The paper uses diagram to clearly explain the logic and efficacy of the system- and program-centric memory relaxation model. They demonstrate how memory inconsistency comes into play in different scenarios. The authors also introduce the commercial use of each type of models. One thing the authors could improve is to conduct experiments regarding these optimization and provide quantitative details.
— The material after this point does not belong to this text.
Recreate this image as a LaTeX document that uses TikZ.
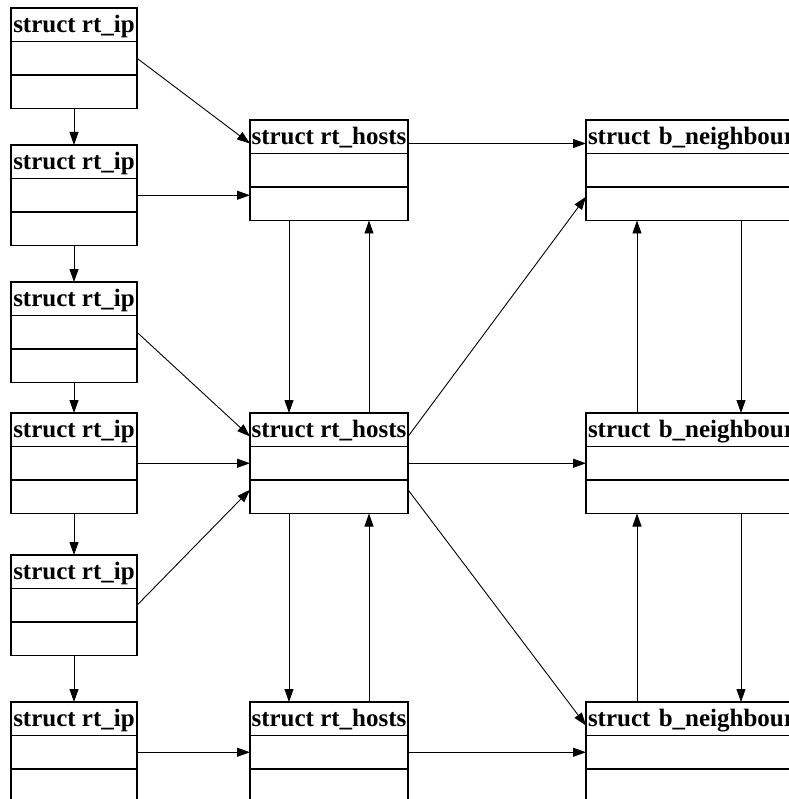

**Pioneering Chiplet Technology and Design for the AMD EPYC and Ryzen Processor Families**

1. **Problem**

There has been a growing demand for computation power whilst the increase rate of transistor density on microchips have slowed down due to the heightened cost of producing chips. Since there is a practical ceiling on how large silicon die can be manufactured, producing large chip won’t suffice the demand either.

**B. Importance**

The prevalence of Machine Learning-related models have incurred enormous amount of training power. Due to the multiplicity of processor product designs, the cost of semiconductor manufacturing and the limitation of the silicon die size, the naive solutions of sufficing the computation power demand have been ruled out.

**C. Solution**

the authors present two use cases of the multi-chiplet deisgn based on disintegration, which has been existent in pre-Moore’s era.The first use case is AMD EPYC™ processor. EPYC adopts 4 identical chips of which the cost is 0.59 of the monolithic chip. Individual chiplet may be harvested and repurposed into multi-core chiplets of different designs even with some defects. Multi-chiplets incur some inter-chiplet latency. This is largely due to the remote memory request to DDRs on other chiplets. Regarding the 2nd generation of AMD EPYC, they use a dual-chip design with one chip utilizing the cutting-edge 7nm die and the other a mature 12nm die. They have measured that fully transforming a 14nm chip to 7nm will be much less cost-effective. To implement the multi-chiplet design, AMD has to deal with several challenges such as packaging with silicon interposers with latency and power efficiency requirements and satisfying different bump pitches to connect the chiplets to the package substrates. The 2nd Gen. AMD EPYC also requires IFOP hop for every memory request, providing much more uniform memory access latency. Finally, the authors use charts to evaluate the cost and the performance of the EPYC design. The gap of die cost between monolithic and multi-chiplet design increases super linearly with the number of core. A second use case is 2nd Gen. AMD Ryzen™, which consists of two CCDs and a “client IOD” constructed with the silicon design of 2nd Gen. AMD EPYC™. AMD Ryzen™ inherit the multi-chiplet benefits of AMD EPYC. As the parametric variations could lead to performance difference between the cores, Ryzen measures the performance of core complexes to help allocate the threads to the fastest core.

**C. Comments**

The authors have done a great job showing the chip design in diagrams and explaining the multi-chiplet rationale. They also present some simplistic quantitative cost comparison between multi-chiplet and monolithic chiplet design and performance comparison across multi-chiplet generations. But it could be also helpful if they present performance comparison between multi-chiplet and monolithic chiplet designs in terms of latency and throughput.